»X-Ray OJ
File under: Travelling While Brown.
I wear shoes that don't have any metal in them, so that I don't need to remove them when passing through airport security areas (Typical exchange: "Sir, we highly recommend you remove those shoes," in the same sotto voce a sommelier might use with the cuvée primiere and a sole meuniere; me: "These shoes don't contain any metal." and thinking to myself, "Can't they just violate me once the metal-detector / explosives-sniffer sounds the alarm?" But instead I'm summarily pulled aside. First the shoes come off (and, as I refuse to stand barefoot on carpet, a supervisor is summoned); then they ask me to remove the jacket, the sweater; then the belt; then "please unbutton the trousers." This is too much. They've put two different metal wands around my body, patted me down, and passed me back and forth through a metal detector. My OJ goes back through the X-ray machine, my laptop undergoes further scrutiny, and we all make our way to a small closet behind the line of waiting passengers. Here my shoes are screened again (because, they explain, I put them back on in order to walk to the closet; But, I point out, you were with me the whole time. Yes, but this is the procedure.

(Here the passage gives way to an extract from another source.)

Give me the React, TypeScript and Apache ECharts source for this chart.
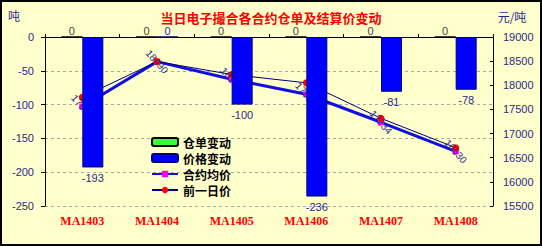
import React, { useEffect, useRef } from "react";
import * as echarts from "echarts";

const categories = ["MA1403", "MA1404", "MA1405", "MA1406", "MA1407", "MA1408"];
const warrantChange = [0, 0, 0, 0, 0, 0];
const priceChange = [-193, 0, -100, -236, -81, -78];
const avgPrice = [17560, 18490, 18124, 17814, 17234, 16630];
const prevPrice = [17753, 18490, 18224, 18050, 17315, 16708];
const leftAxisRange = { min: -250, max: 0, interval: 50 };
const rightAxisRange = { min: 15500, max: 19000, interval: 500 };
const titleText = "当日电子撮合各合约仓单及结算价变动";
const leftUnit = "吨";
const rightUnit = "元/吨";

const NAVY = "#2a2a8c";
const CJK = "'Noto Sans CJK SC', sans-serif";
const NUM = "'Liberation Sans', 'DejaVu Sans', sans-serif";

const barItems = (values: number[], dist: number) =>
  values.map((v) => ({
    value: v,
    label: { position: v < 0 ? "bottom" : "top", distance: v < 0 ? dist : 0 },
  }));

export default function App() {
  const ref = useRef<HTMLDivElement>(null);
  useEffect(() => {
    if (!ref.current) return;
    const chart = echarts.init(ref.current, undefined, { renderer: "svg" });
    chart.setOption({
      animation: false,
      backgroundColor: "#FFFFCC",
      title: {
        text: titleText,
        left: "center",
        top: 6,
        padding: [5, 5, 0, 5],
        textStyle: { color: "#FF0000", fontSize: 13, lineHeight: 12, fontWeight: "bold", fontFamily: CJK },
      },
      graphic: [
        {
          type: "rect",
          shape: { x: 1, y: 1, width: 540, height: 244 },
          style: { fill: "none", stroke: "#000", lineWidth: 2 },
          silent: true,
        },
        {
          type: "text",
          x: 14,
          y: 15,
          style: { text: leftUnit, fill: NAVY, font: `12px ${CJK}`, align: "center", verticalAlign: "middle" },
        },
        {
          type: "text",
          x: 512,
          y: 16,
          style: { text: rightUnit, fill: NAVY, font: `12px ${CJK}`, align: "center", verticalAlign: "middle" },
        },
      ],
      legend: {
        orient: "vertical",
        left: 146,
        top: 131,
        itemWidth: 26,
        itemHeight: 8,
        itemGap: 4,
        textStyle: { color: "#000", fontSize: 12, fontWeight: "bold", fontFamily: CJK, lineHeight: 12, padding: [0, 0, 0, 0] },
        data: ["仓单变动", "价格变动", "合约均价", "前一日价"],
      },
      grid: { left: 45, top: 37, width: 448, height: 169 },
      xAxis: [
        {
          type: "category",
          data: categories,
          position: "bottom",
          axisLine: { lineStyle: { color: "#000", width: 1 } },
          axisTick: { show: false },
          axisLabel: { color: "#FF0000", fontSize: 12, fontWeight: "bold", fontFamily: "'Liberation Serif', serif", margin: 9 },
        },
        {
          type: "category",
          data: categories,
          position: "top",
          axisLine: { lineStyle: { color: "#000", width: 1 } },
          axisTick: { show: true, inside: false, length: 3, lineStyle: { color: "#000" } },
          axisLabel: { show: false },
        },
      ],
      yAxis: [
        {
          type: "value",
          position: "left",
          min: leftAxisRange.min,
          max: leftAxisRange.max,
          interval: leftAxisRange.interval,
          axisLine: { show: true, lineStyle: { color: "#000" } },
          axisTick: { show: true, length: 4, lineStyle: { color: "#000" } },
          axisLabel: { color: NAVY, fontSize: 11, fontFamily: NUM, margin: 11 },
          splitLine: { show: true, lineStyle: { color: "#A8A8A8", type: [3, 3] } },
        },
        {
          type: "value",
          position: "right",
          min: rightAxisRange.min,
          max: rightAxisRange.max,
          interval: rightAxisRange.interval,
          axisLine: { show: true, lineStyle: { color: "#000" } },
          axisTick: { show: true, inside: true, length: 3, lineStyle: { color: "#000" } },
          axisLabel: { color: NAVY, fontSize: 11, fontFamily: NUM, margin: 10, formatter: (v: number) => String(v) },
          splitLine: { show: false },
        },
      ],
      series: [
        {
          name: "仓单变动",
          type: "bar",
          xAxisIndex: 0,
          yAxisIndex: 0,
          data: barItems(warrantChange, 5),
          barWidth: 21,
          barGap: "0%",
          z: 3,
          itemStyle: { color: "#33FF33", borderColor: "#000", borderWidth: 1 },
          label: { show: true, color: "#444", fontSize: 11, lineHeight: 11, fontFamily: NUM },
        },
        {
          name: "价格变动",
          type: "bar",
          xAxisIndex: 0,
          yAxisIndex: 0,
          data: barItems(priceChange, 5),
          barWidth: 21,
          barGap: "0%",
          z: 3,
          itemStyle: { color: "#0000FF", borderColor: "#00007a", borderWidth: 1 },
          label: { show: true, color: NAVY, fontSize: 11, lineHeight: 11, fontFamily: NUM },
        },
        {
          name: "合约均价",
          type: "line",
          xAxisIndex: 1,
          yAxisIndex: 1,
          data: avgPrice,
          z: 2,
          symbol: "rect",
          symbolSize: 6,
          lineStyle: { color: "#1010E0", width: 3 },
          itemStyle: { color: "#FF00FF" },
          label: {
            show: true,
            position: "inside",
            rotate: -48,
            color: NAVY,
            fontSize: 10,
            fontFamily: NUM,
          },
        },
        {
          name: "前一日价",
          type: "line",
          xAxisIndex: 1,
          yAxisIndex: 1,
          data: prevPrice,
          z: 2,
          symbol: "circle",
          symbolSize: 7,
          lineStyle: { color: "#000080", width: 1 },
          itemStyle: { color: "#FF0000" },
        },
      ],
    });
    return () => chart.dispose();
  }, []);
  return <div ref={ref} style={{ position: "fixed", left: 0, top: 0, width: 542, height: 246 }} />;
}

That phrase recurs.); my belt, trousers, and sweater are again patted down and a wand sweeps over my body.
The underlying agony lies in the boring, boring manual nature of all this: after a mad scramble to install automatic explosives-sniffing devices, advanced metal-detecting scanners, and all sorts of traveller-profiling systems, where are we? In a back room at SeaTac, at Sky Harbor, at LAX, with two surly naturalized citizens triple-checking my travel documents and looking for any reason that I should be further detained.